A wealth of reading research shows that making predictions about what one is reading is an essential reading skill. It fosters engagement in reading as well as a closer examination of what one is reading. Unfortunately, many teachers and reading experts focus on this skill with elementary students only and/or solely with stories (fiction). Readers across the age spectrum and content areas need to engage in making predictions as they read. One strong way of doing this is to create a problem that is addressed within a given text (also known as "problem perspectives").

 

It is important to keep in mind that virtually all texts that students will read explain how to solve problems. Math is all about finding out solutions to problems; science describes approaches to and explanations of complex concepts and issues (problems that needed to be solved); history describes how people and societies have dealt with the problems they faced; the characters one encounters in language arts texts have problems that they need to solve. The point is that almost all texts worth reading address problems. You, the teacher, should define those problems and reverse-engineer the text to engage students in doing likewise.

The attached Prediction Chart is a graphic organizer one can use to help engage students in making predictions. On the chart, students write down predictions as they read. Ideally, teachers will model the process before assigning it to students. A good text for doing this with secondary students (and in ELA contexts) is the first page of Flannery O'Connor's "A Good Man is Hard to Find."

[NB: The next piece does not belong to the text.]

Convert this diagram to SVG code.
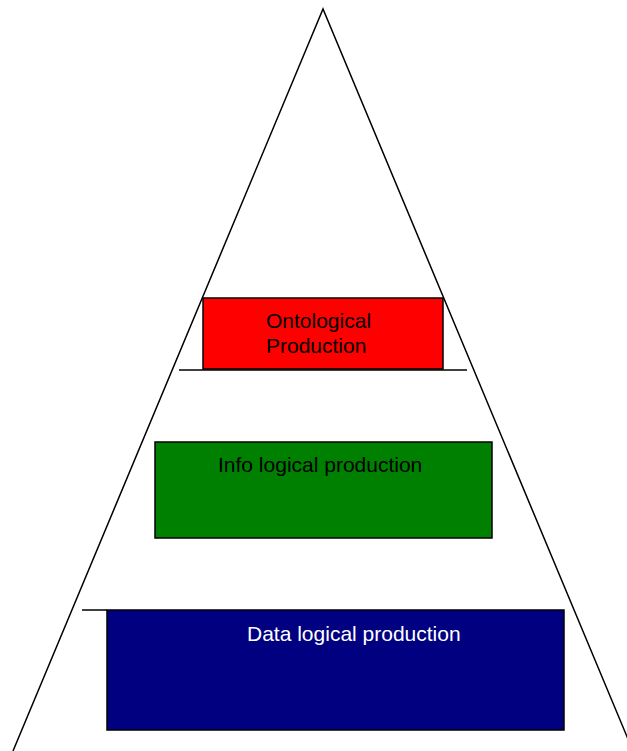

Note that it is important to engage students with predictions prior to reading, while reading, and after reading the text. The teacher and her/his students should review the predictions post reading to deconstruct where people went astray in their predictions. Where one student made a false prediction is likely where others did as well. In a spin-off of this idea, teachers may take up students predictions and read them aloud and/or compare them to show students what their peers predicted. This can be a sort of competitive game.